J Colloid Interface Sci ; 299(1): 321-31, 2006 Jul 01.
Artigo em Inglês | MEDLINE | ID: mdl-16499919

RESUMO

Widely used traditional Parachor model fails to provide reliable interfacial tension predictions in multicomponent hydrocarbon systems due to the inability of this model to account for mass transfer effects between the fluid phases. In this paper, we therefore proposed a new mass transfer enhanced mechanistic Parachor model to predict interfacial tension and to identify the governing mass transfer mechanism responsible for attaining the thermodynamic fluid phase equilibria in multicomponent hydrocarbon systems. The proposed model has been evaluated against experimental data for two gas-oil systems of Rainbow Keg River and Terra Nova reservoirs. The results from the proposed model indicated good IFT predictions and that the vaporization of light hydrocarbon components from crude oil to gas phase is the governing mass transfer mechanism for the attainment of fluid phase equilibria in both the gas-oil systems used.
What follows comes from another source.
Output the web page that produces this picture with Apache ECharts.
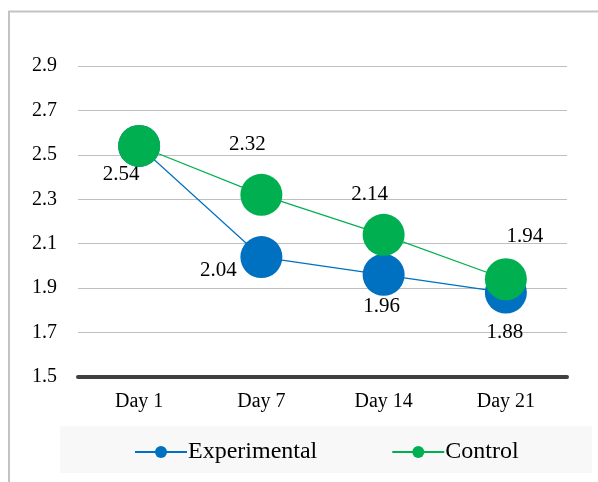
<!DOCTYPE html>
<html>
<head>
<meta charset="utf-8">
<script src="https://cdn.jsdelivr.net/npm/echarts@6/dist/echarts.min.js"></script>
<style>
html,body{margin:0;padding:0;background:#fff;}
#c{width:598px;height:482px;}
</style>
</head>
<body>
<div id="c"></div>
<script>
var categories = ['Day 1', 'Day 7', 'Day 14', 'Day 21'];
var experimental = [2.54, 2.04, 1.96, 1.88];
var control = [2.54, 2.32, 2.14, 1.94];
var seriesNames = ['Experimental', 'Control'];
var yTicks = {min: 1.5, max: 2.9, interval: 0.2};

var FONT = '"Liberation Serif", "Times New Roman", serif';
var expOffsets = [[-18, 29], [-43, 13], [-2, 32], [-1, 40]];
var ctlOffsets = [null, [-14, -50], [-14, -40], [19, -43]];

function mkData(vals, offs) {
  return vals.map(function (v, i) {
    var o = offs[i];
    if (!o) return {value: v, label: {show: false}};
    return {value: v, label: {show: true, position: 'inside', offset: o}};
  });
}

var chart = echarts.init(document.getElementById('c'), null, {renderer: 'canvas'});
chart.setOption({
  animation: false,
  backgroundColor: '#fff',
  graphic: [
    {type: 'rect', z: -10, shape: {x: 9, y: 11.5, width: 600, height: 480},
     style: {fill: 'none', stroke: '#c3c3c3', lineWidth: 2}},
    {type: 'rect', z: -10, shape: {x: 60, y: 426, width: 532, height: 47},
     style: {fill: '#f8f8f8'}}
  ],
  grid: {left: 78, right: 31, top: 66, bottom: 105, containLabel: false},
  legend: {
    left: 134, top: 440, padding: 0,
    itemWidth: 52, itemHeight: 15, itemGap: 74,
    textStyle: {fontFamily: FONT, fontSize: 24, color: '#000', padding: [0, 0, 0, -4]},
    data: seriesNames
  },
  xAxis: {
    type: 'category', data: categories, boundaryGap: true,
    axisLine: {show: true, lineStyle: {color: '#404040', width: 4}},
    axisTick: {show: false},
    axisLabel: {fontFamily: FONT, fontSize: 20, color: '#000', margin: 15},
    z: 5
  },
  yAxis: {
    type: 'value', min: yTicks.min, max: yTicks.max, interval: yTicks.interval,
    axisLine: {show: false}, axisTick: {show: false},
    axisLabel: {fontFamily: FONT, fontSize: 20, color: '#000', margin: 21,
      formatter: function (v) { return v.toFixed(1); }},
    splitLine: {lineStyle: {color: '#bfbfbf', width: 1}}
  },
  series: [
    {
      name: seriesNames[0], type: 'line', data: mkData(experimental, expOffsets),
      symbol: 'circle', symbolSize: 42,
      itemStyle: {color: '#0070C0'},
      lineStyle: {color: '#0070C0', width: 1.2},
      label: {fontFamily: FONT, fontSize: 21, color: '#000'},
      z: 2
    },
    {
      name: seriesNames[1], type: 'line', data: mkData(control, ctlOffsets),
      symbol: 'circle', symbolSize: 42,
      itemStyle: {color: '#00B050'},
      lineStyle: {color: '#00B050', width: 1.2},
      label: {fontFamily: FONT, fontSize: 21, color: '#000'},
      z: 3
    }
  ]
});
</script>
</body>
</html>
A multiple linear regression model has also been developed for a priori prediction of exponent in the mechanistic model by using only the reservoir fluid compositions, without the need for experimental measurements. The dynamic nature of interfacial tensions observed in the experiments justifies the use of diffusivities in the mechanistic model, thus enabling the proposed model predictions to determine dynamic gas-oil miscibility conditions in multicomponent hydrocarbon systems.